Now, the thing I was wondering was, if we've now moved into another era of childrens books, when books that were popular with our parents generation, ones that my generation and people a little younger could read and enjoy even in the late 20th century, are now not so popular, or else harder to read.

At this stage I do not have any real information about whether it is or not. And I think it likely that it is still somewhat popular amongst a smaller segment of the market, the point being that it's mass appeal which made it so famous over 50 years ago is less likely now.

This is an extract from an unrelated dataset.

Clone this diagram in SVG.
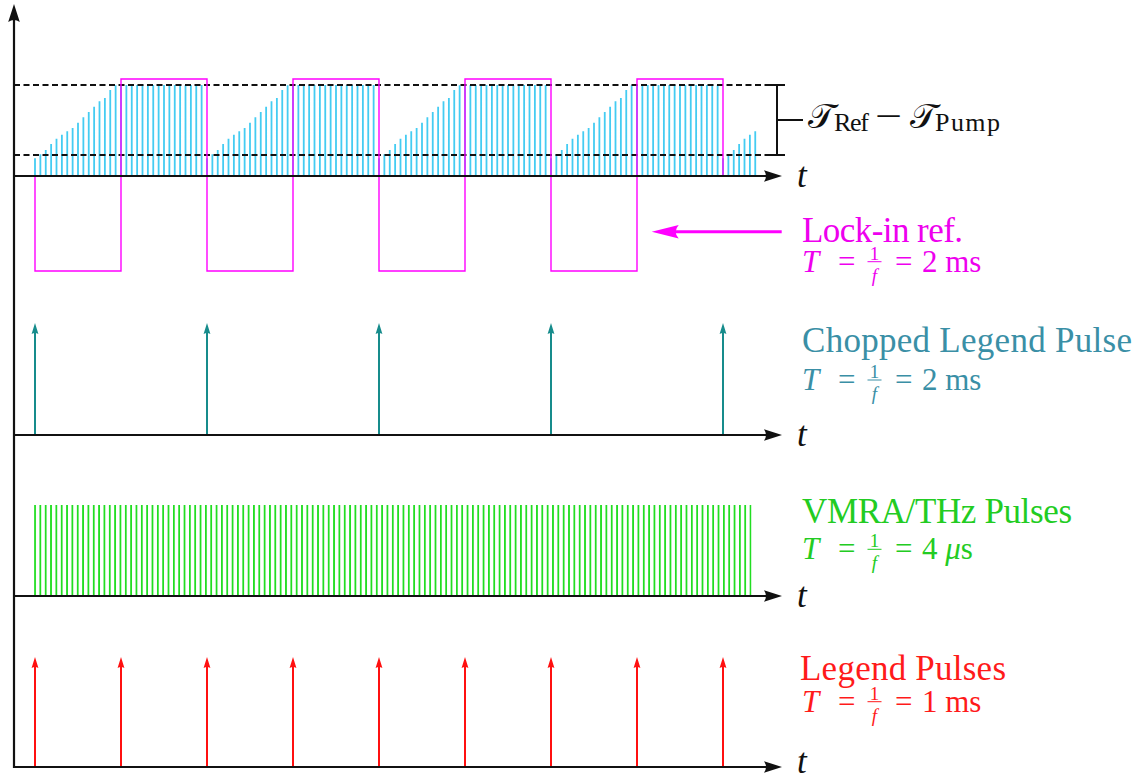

The reason being simply that as time has changed, reader expectations and willingness to work with an author or read through confusing bits also changes. For instance, in the Weirdstone of Brisingamen the children are picked up from the railway station in Macclesfield by someone driving a horse and cart.
There are no mobile phones, no calling for help when you are stuck out in the countryside. No internet to ask if that sound is from a ghost or not.

Having said that, there are some very strong things in the books favour, from the scene setting and the horror that is evoked and the characters. Yet I think back to some of the childrens books I read as a child, the classics from the late 19th and early 20th century, and even then I found them dated, hard to read and sometimes dull. I wonder what a modern child makes of what we would regard as classics, that are now 50 or 60 years old?